Distinguere la persona dai comportamenti
Si tratta di concentrarmi prima di tutto sulla persona che sulle sue azioni.
Al Romano che lo schiaffeggiava, Gesù rispondeva con calma: “Perché mi percuoti?” (Gv 18:22,23). Invece di rispondere sullo stesso registro di violenza e reagire al comportamento, Gesù preferiva indirizzarsi alla persona e la spingeva a mettersi nella situazione di interrogarsi.
Un’altra volta un uomo arrabbiato lo consultò per parlargli di un conflitto d’eredità: “Maestro, dì a mio fratello di condividere con me la nostra eredità!”. (Lc 12:13-21). Gesù non cadde nell’errore di prendere le difese dell’uno o dell’altro, la situazione non avrebbe fatto altro che aggravarsi o ritorcersi contro di lui. Rispose dunque: “Chi mi ha stabilito su di voi per esservi giudice o per fare delle divisioni?” Poi, mostrò che egli era interessato al problema personale dei fratelli indirizzandosi ai due individui: “La vita di un uomo non dipende da quello che possiede”. Infine, per orientare il loro sguardo verso un altro punto di convergenza, Gesù raccontò loro una storia che avrebbe dovuto interpellarli su un problema comune: l’avarizia. Lo sguardo è stato spostato dai fatti per incentrarsi sulle persone.
Molto spesso il conflitto, esprime il sentimento d’abbandono dell’individuo. È un mezzo per essere riconosciuto, un tentativo disperato di esistere; un modo per prendere il proprio posto nella società. Così ogni percorso che miri a valorizzare l’altro, che lo aiuti a scoprire le sue ricchezze, e che inciti all’ascolto, favorisce la sua espressione e contribuirà a disarmare la violenza.
Infine l’attitudine più difficile da vivere, ma quella che più contribuisce ad evitare o a far spegnere la violenza, è l’amore. Questo amore non è del campo del sentimento o dell’emozione, ma di quello della volontà e della scelta: la scelta di riconoscere l’altro nella sua identità e nella sua differenza. La scelta di non rendere pan per focaccia,ma entrando in una dinamica non distruttrice, avendo in ogni caso del buonsenso e la prudenza necessari. Amare non vuol dire permettere all’altro di distruggerci. Non bisogna essere lascivi, né provocatori, ma lasciare aperto uno spiraglio per la comunicazione pacifica; non c’è niente di più sconcertante che di prepararsi a sfondare un muro e trovarsi invece davanti ad un’apertura!
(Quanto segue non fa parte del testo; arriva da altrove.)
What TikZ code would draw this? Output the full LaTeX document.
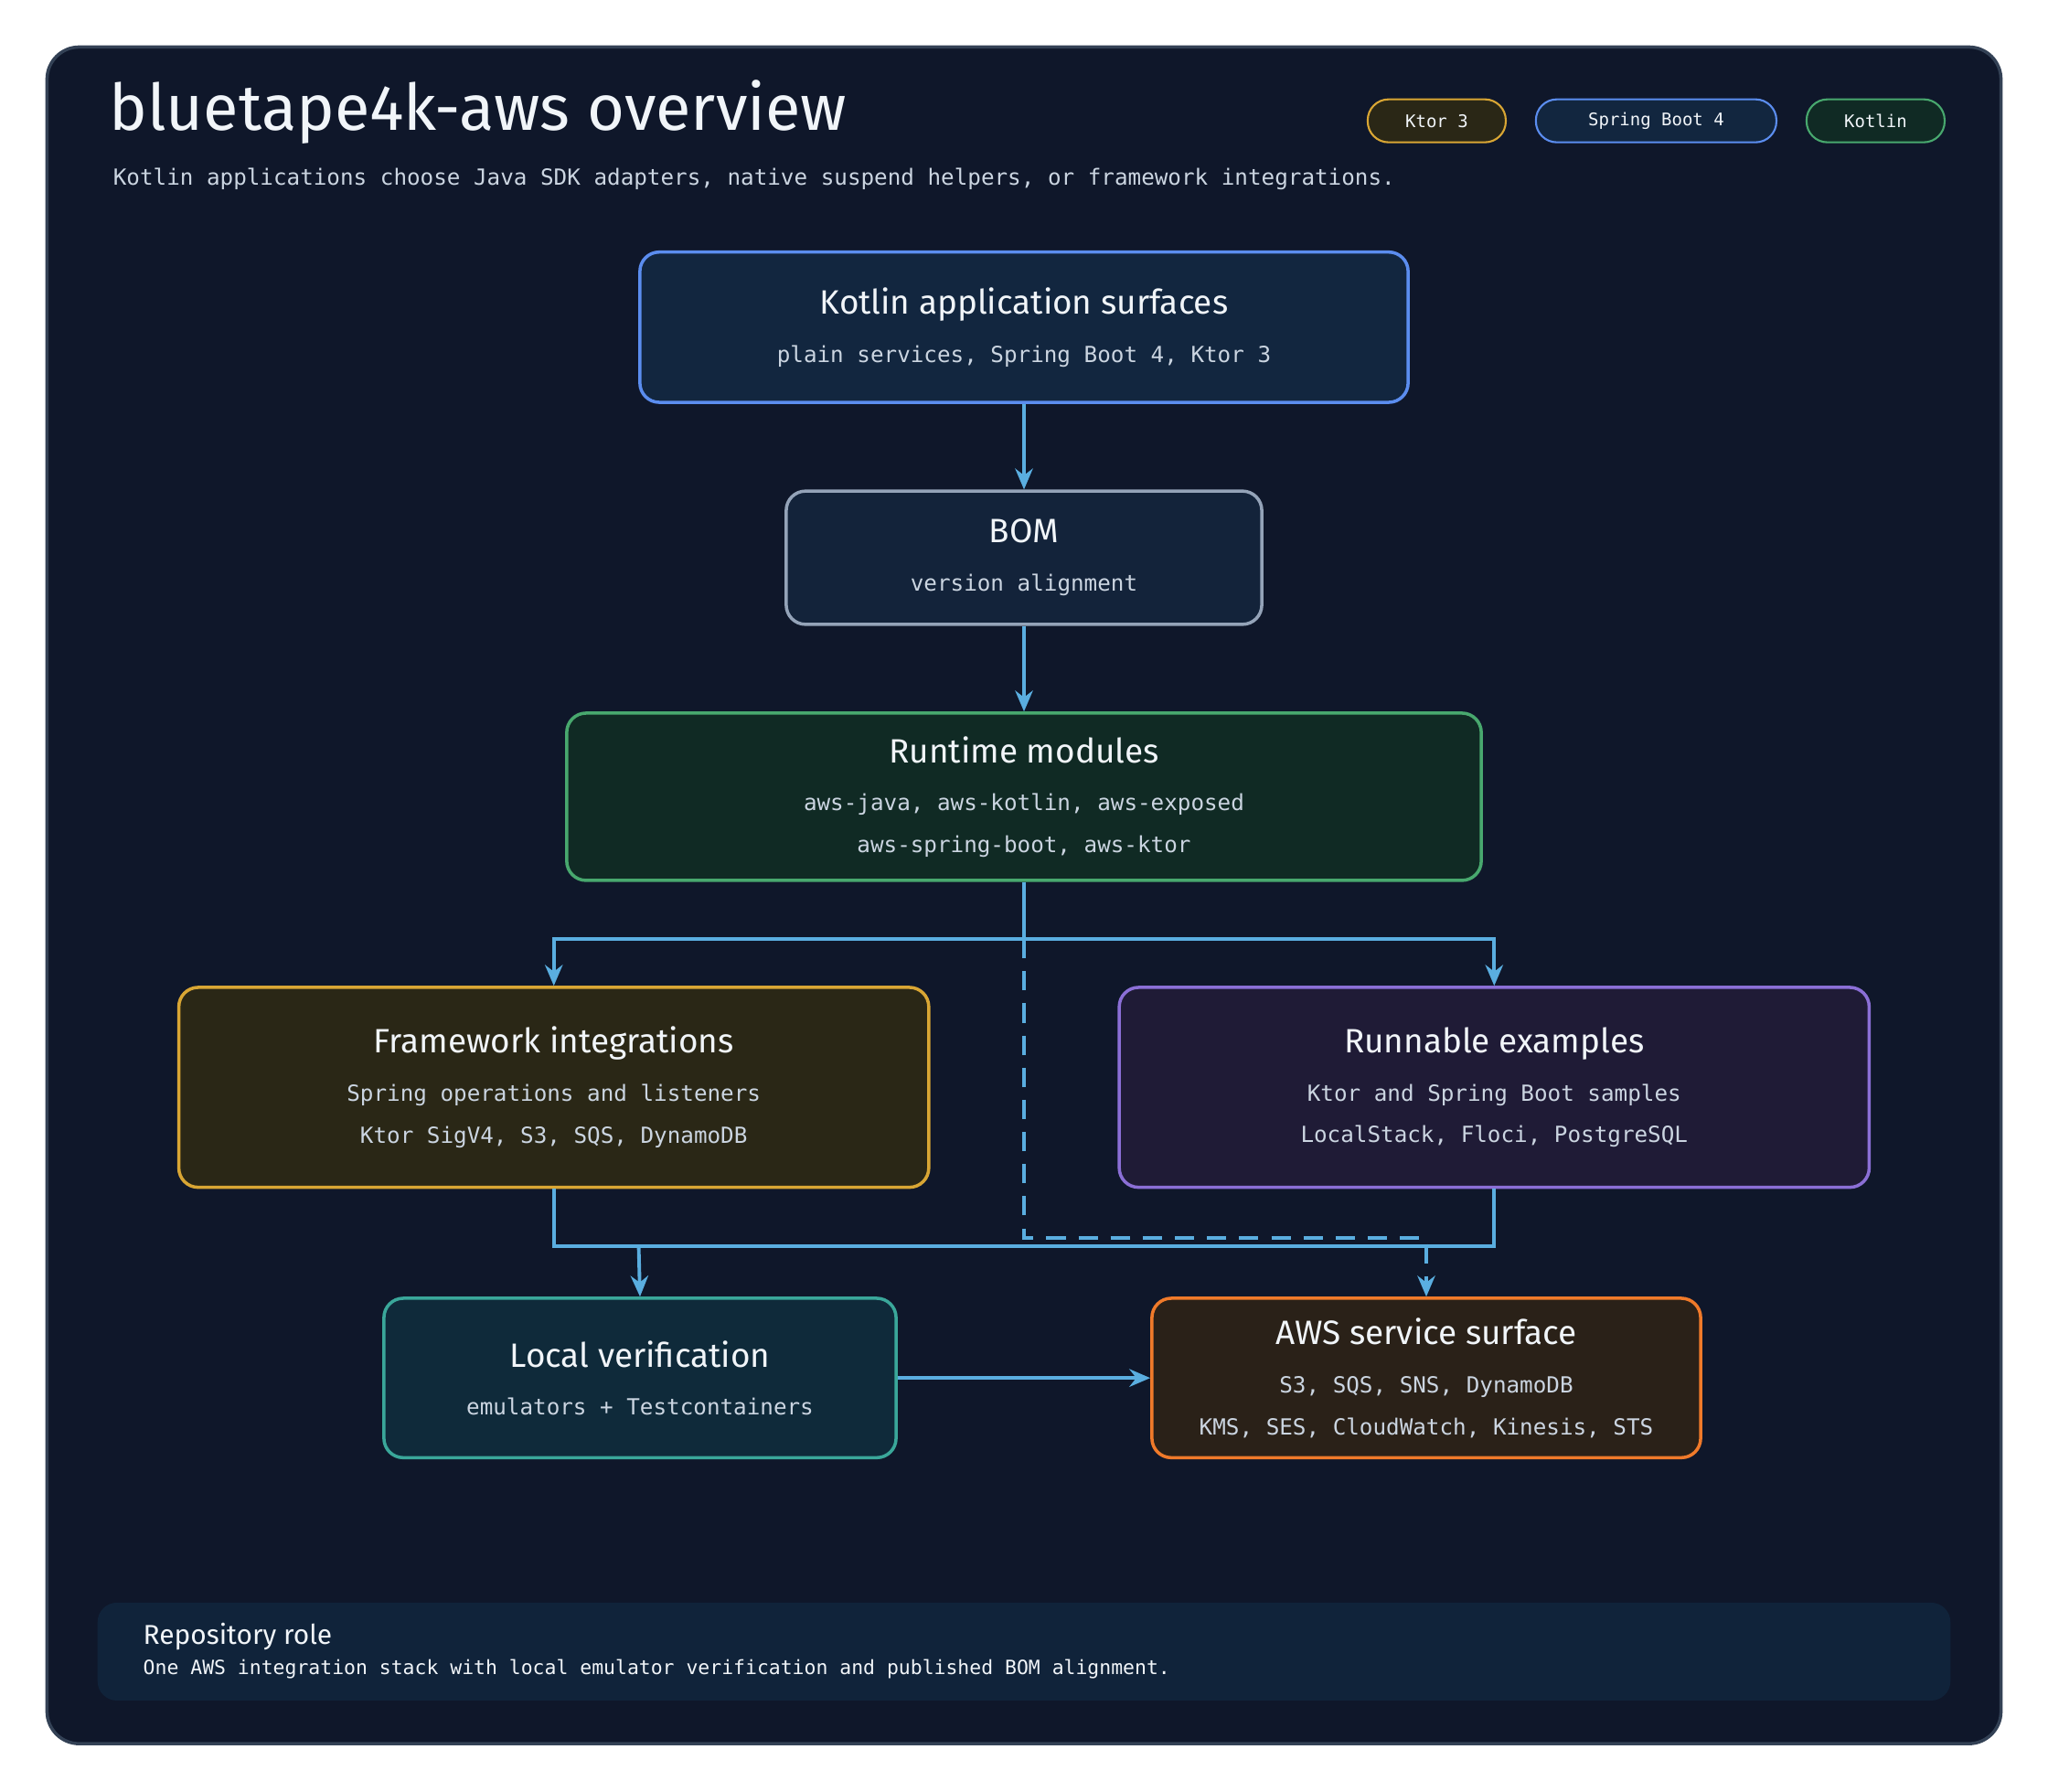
\documentclass[tikz,border=0pt]{standalone}
\usepackage{fontspec}
\setmainfont{Fira Sans}
\newfontfamily\monof{DejaVu Sans Mono}
\usetikzlibrary{positioning, arrows.meta}
\definecolor{panelbg}{HTML}{0F172A}
\definecolor{panelln}{HTML}{334155}
\definecolor{arrowc}{HTML}{5AAEE0}
\definecolor{subtx}{HTML}{CBD5E1}
\definecolor{titletx}{HTML}{F1F5F9}
\definecolor{goldln}{HTML}{D9A634}\definecolor{goldbg}{HTML}{2A2716}
\definecolor{blueln}{HTML}{5B8DEF}\definecolor{bluebg}{HTML}{12263F}
\definecolor{greenln}{HTML}{48A86E}\definecolor{greenbg}{HTML}{102A24}
\definecolor{grayln}{HTML}{94A3B8}\definecolor{graybg}{HTML}{13233A}
\definecolor{purpln}{HTML}{8B6FD6}\definecolor{purpbg}{HTML}{1F1B36}
\definecolor{tealln}{HTML}{3AA79A}\definecolor{tealbg}{HTML}{0F2A3A}
\definecolor{orangeln}{HTML}{F07A2A}\definecolor{orangebg}{HTML}{2A2118}
\definecolor{footbg}{HTML}{10233A}

\begin{document}
\begin{tikzpicture}[x=0.0142857cm, y=-0.0142857cm, >={Stealth[length=6.5pt,width=5.5pt]},
    box/.style={draw, line width=1pt, rounded corners=6pt, align=center, text=titletx, font=\fontsize{10.5}{13}\selectfont},
    pill/.style={draw, line width=0.6pt, rounded corners=6.5pt, minimum height=0.47cm, text=titletx, font=\monof\fontsize{5.4}{6}\selectfont},
    link/.style={draw=arrowc, line width=1.1pt},
    sub/.style={text=subtx}]
    \useasboundingbox (0,0) rectangle (1568,1372);
    \fill[white] (0,0) rectangle (1568,1372);

    % Panel
    \draw[fill=panelbg, draw=panelln, line width=1pt, rounded corners=10pt] (36,36) rectangle (1532,1335);
    \node[anchor=base west, text=titletx, font=\fontsize{20}{24}\selectfont] (title) at (75,100) {bluetape4k-aws overview};
    \node[anchor=base west, sub, font=\monof\fontsize{6.9}{8}\selectfont] (subtitle) at (78,142) {Kotlin applications choose Java SDK adapters, native suspend helpers, or framework integrations.};

    % Tags
    \node[pill, draw=goldln, fill=goldbg, minimum width=1.51cm] (ktor) at (1100,92.5) {Ktor 3};
    \node[pill, draw=blueln, fill=bluebg, minimum width=2.63cm] (spring) at (1268,92.5) {Spring Boot 4};
    \node[pill, draw=greenln, fill=greenbg, minimum width=1.51cm] (kotlin) at (1436,92.5) {Kotlin};

    % Boxes
    \node[box, draw=blueln, fill=bluebg, minimum width=8.4cm, minimum height=1.643cm] (app) at (784,250.5)
        {Kotlin application surfaces\\[2pt]{\monof\fontsize{6.9}{9}\selectfont\color{subtx}plain services, Spring Boot 4, Ktor 3}};
    \node[box, draw=grayln, fill=graybg, minimum width=5.2cm, minimum height=1.457cm] (bom) at (784,427)
        {BOM\\[2pt]{\monof\fontsize{6.9}{9}\selectfont\color{subtx}version alignment}};
    \node[box, draw=greenln, fill=greenbg, minimum width=10cm, minimum height=1.829cm] (runtime) at (784,610)
        {Runtime modules\\[2pt]{\monof\fontsize{6.9}{9}\selectfont\color{subtx}aws-java, aws-kotlin, aws-exposed}\\{\monof\fontsize{6.9}{9}\selectfont\color{subtx}aws-spring-boot, aws-ktor}};
    \node[box, draw=goldln, fill=goldbg, minimum width=8.2cm, minimum height=2.186cm] (frame) at (424,832.5)
        {Framework integrations\\[2pt]{\monof\fontsize{6.9}{9}\selectfont\color{subtx}Spring operations and listeners}\\{\monof\fontsize{6.9}{9}\selectfont\color{subtx}Ktor SigV4, S3, SQS, DynamoDB}};
    \node[box, draw=purpln, fill=purpbg, minimum width=8.2cm, minimum height=2.186cm] (examples) at (1144,832.5)
        {Runnable examples\\[2pt]{\monof\fontsize{6.9}{9}\selectfont\color{subtx}Ktor and Spring Boot samples}\\{\monof\fontsize{6.9}{9}\selectfont\color{subtx}LocalStack, Floci, PostgreSQL}};
    \node[box, draw=tealln, fill=tealbg, minimum width=5.6cm, minimum height=1.743cm] (local) at (490,1055)
        {Local verification\\[2pt]{\monof\fontsize{6.9}{9}\selectfont\color{subtx}emulators + Testcontainers}};
    \node[box, draw=orangeln, fill=orangebg, minimum width=6cm, minimum height=1.743cm] (aws) at (1092,1055)
        {AWS service surface\\[2pt]{\monof\fontsize{6.9}{9}\selectfont\color{subtx}S3, SQS, SNS, DynamoDB}\\{\monof\fontsize{6.9}{9}\selectfont\color{subtx}KMS, SES, CloudWatch, Kinesis, STS}};

    % Junctions
    \coordinate (split) at (784,719);
    \coordinate (dash) at (784,948);
    \coordinate (join) at (489,954);

    % Connectors
    \draw[link, ->] (app) -- (bom);
    \draw[link, ->] (bom) -- (runtime);
    \draw[link] (runtime.south) -- (split);
    \draw[link, ->] (split) -| (frame.north);
    \draw[link, ->] (split) -| (examples.north);
    \draw[link, dash pattern=on 6pt off 4pt, ->] (split) -- (dash) -| (aws.north);
    \draw[link] (frame.south) |- (join) -| (examples.south);
    \draw[link, ->] (join) -- (local.north);
    \draw[link, ->] (local) -- (aws);

    % Footer
    \node[fill=footbg, rounded corners=6pt, minimum width=20.26cm, minimum height=1.07cm] (role) at (784,1264.5) {};
    \node[anchor=base west, text=titletx, font=\fontsize{8.5}{10}\selectfont] (roletitle) at (101,1259) {Repository role};
    \node[anchor=base west, text=titletx, font=\monof\fontsize{6.1}{7}\selectfont] (roletext) at (101,1282) {One AWS integration stack with local emulator verification and published BOM alignment.};
\end{tikzpicture}
\end{document}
È una maniera di mettere l’individuo davanti alla propria violenza e darle un volto. Questo “risveglio può essere salutare.
“Le mie risposte o il mio invito ad un dialogo dovrebbe raggiungere la persona e metterla nella condizione di interrogarsi”. (J. Salomé, Pour finir avec la planate TAIRE, p. 280)
Qualche consiglio per smorzare i conflitti:
- Porre una domanda diretta che invita al posizionamento.
- Far cadere le maschere, cercando di vivere con gli altri dei rapporti adulti in un clima di libertà d’espressione, di franchezza e d’autenticità.
- Provocare la sorpresa degli interlocutori domandando loro di fare un atto senza rapporto evidente con la questione conflittuale.
- Far nascere la curiosità, scambiarsi qualcosa: per esempio, mostrare un oggetto. Questo creerà un avvicinamento per guardare insieme.
- Porre una nuova domanda per invitare gli altri a pronunciarsi.
- Fare domande semplici e non conflittuali, che possano man mano portare le persone a fare un percorso insieme smorzando la tensione.
- Dare infine la propria risposta, senza ambiguità.